A polícia, obviamente, marca sua presença, esbanjando autoritarismo. Presos, os músicos se inquietam, o que é ressaltado através de cortes, da inserção de títulos – os dias se passando – e do crescente estrondo na mesa.

O sonho americano já foi explorado diversas vezes no cinema, por diferentes artistas. Kaurismäki foge do glamour, coloca seus heróis nos ambientes mais frios, decadentes e inóspitos possíveis – as fábricas contrastam com a natureza, não deveriam estar ali. No fundo, é tudo uma grande ilusão, o sonho é para os sonhadores e a realidade para os pragmáticos ou corrompidos. Não criamos expectativas, achando que os Cowboys de Leningrado se tornarão astros internacionais, o que interessa é a jornada. Nesse sentido, Kaurismäki não poderia terminar o seu filme de maneira melhor. Eles fogem dos Estados Unidos e chegam no México. A trajetória escancara a compaixão e a amizade de figuras quietas, finalmente felizes. Não à toa, o último show é justamente em um casamento, cerimônia que simboliza a união. O empresário… bem, ele não faz parte do grupo.

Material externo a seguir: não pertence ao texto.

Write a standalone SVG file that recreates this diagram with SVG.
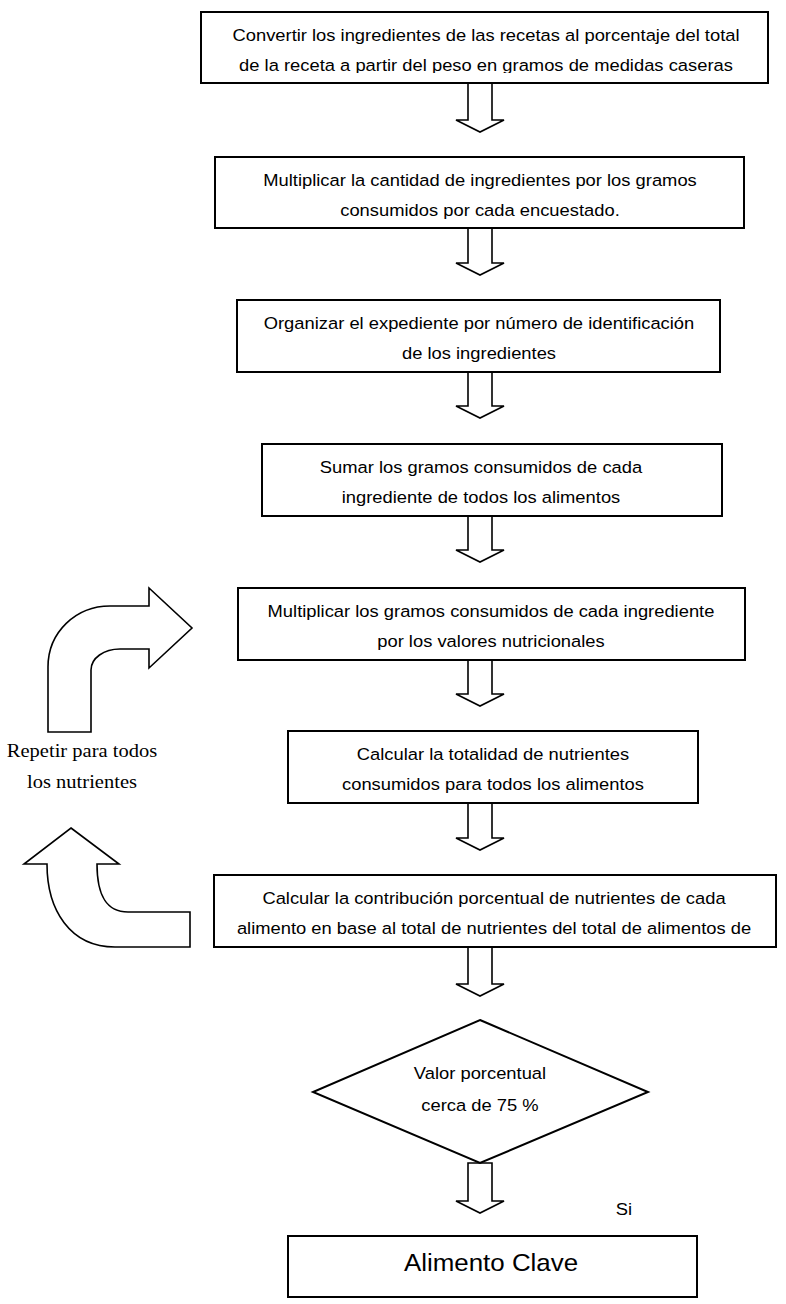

Entre as sequências mais cômicas, destacaria aquela em que os músicos, por acaso, encontram um primo.
 -Sabe tocar algum instrumento?
-Não.
-Sabe dirigir?
-Não.
-Então será o vocalista.

A palidez nórdica se confunde com falta de saúde, logo, os protagonistas decidem se bronzear. Em uma das imagens mais icônicas do filme, eles se deitam de cueca na praia, cuidadosamente alinhados.
Há um plano belíssimo, no qual os Cowboys observam um vasto campo e o trabalho rural. Pela primeira vez, se enxergam naquele espaço, existe uma familiaridade ali.

Falando em pertencimento, a saga do personagem mudo, negado pelo grupo por ter um cabelo curto, é, simultaneamente, cômica e melancólica. O peixe é um símbolo de carinho e os protagonistas captam a mensagem.

“Leningrad Cowboys Go America” é um dos filmes mais peculiares, cool, originais e fascinantes que já assisti.